Indeed, if u and $\tilde{u}$ solve (13) for potentials q and $\tilde{q}$ with the same Dirichlet data f, and if $q=\tilde{q}$ in $U:=\{x\in \Omega ;\mathrm{dist}(x,\partial \Omega )<T/2\}$, then $w:=u-\tilde{u}$ solves $(\square +q)w=F$ where $F:=-(q-\tilde{q})\tilde{u}$ vanishes in $U\times (0,T)$ and in $(\Omega \backslash U)\times (0,T/2)$. Moreover, $w={\partial }_{t}w=0$ on $\{t=0\}$ and ${w|}_{\partial \Omega \times (0,T)}=0$. By finite speed of propagation ${\partial }_{\nu }{w|}_{\partial \Omega \times (0,T)}=0$. This proves that ${\Lambda }_q={\Lambda }_{\tilde{q}}$.

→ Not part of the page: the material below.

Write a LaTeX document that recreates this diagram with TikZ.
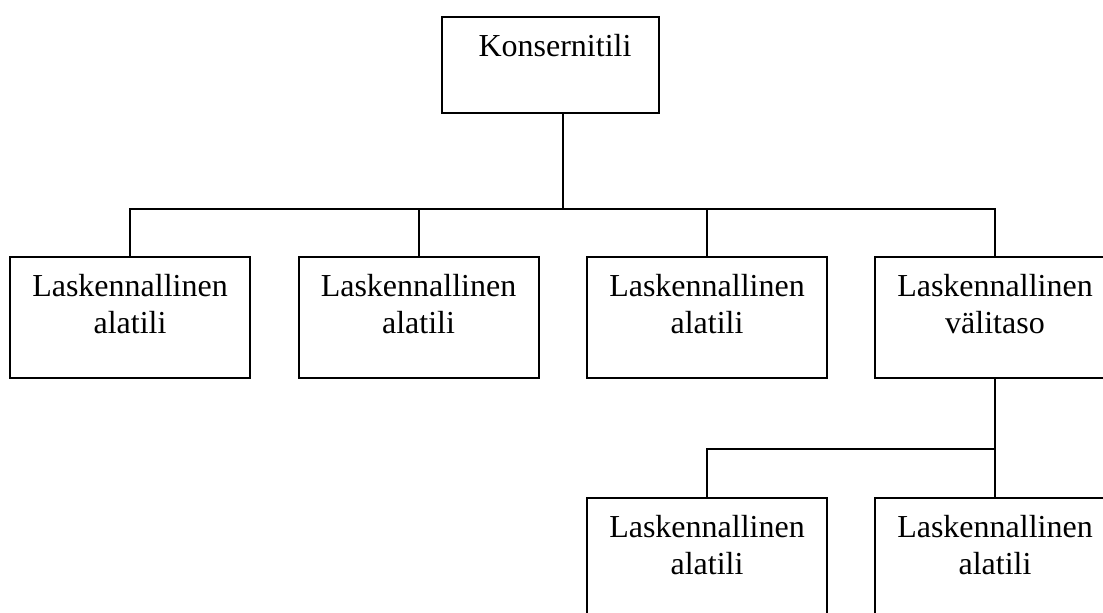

For T large enough, one can recover everything:

Corollary 2.

If $T>\mathrm{diam}(\Omega )$, then ${\Lambda }_{q_1}={\Lambda }_{q_2}$ implies $q_1\equiv q_2$.

Proof. 

If $T>\mathrm{diam}(\Omega )$, then by Theorem 8 one has

$${\int }_{\gamma }{q}_{1}ds={\int }_{\gamma }{q}_{2}ds$$

for any maximal line segment $\gamma$ in $\overline{\Omega }$. Thus $q_1$ and $q_2$ have the same X-ray transform in ${\mathbb{R}}^n$. This transform is injective by Corollary 1 when $n=2$. Tiling ${\mathbb{R}}^n$ by two-planes gives injectivity when $n\ge 3$. Thus $q_1=q_2$. □

Theorem 8 could be proved based on the following facts, see e.g., [25]:

• The map ${\Lambda }_q$ is an FIO of order 1 on $\partial \Omega \times (0,T)$.
• The X-ray transform of q can be read off from the symbol of ${\Lambda }_q$ (more precisely, from the principal symbol of ${\Lambda }_q-{\Lambda }_0$).

We will give an elementary proof that is based on testing ${\Lambda }_q$ against highly oscillatory boundary data (compare with (8)).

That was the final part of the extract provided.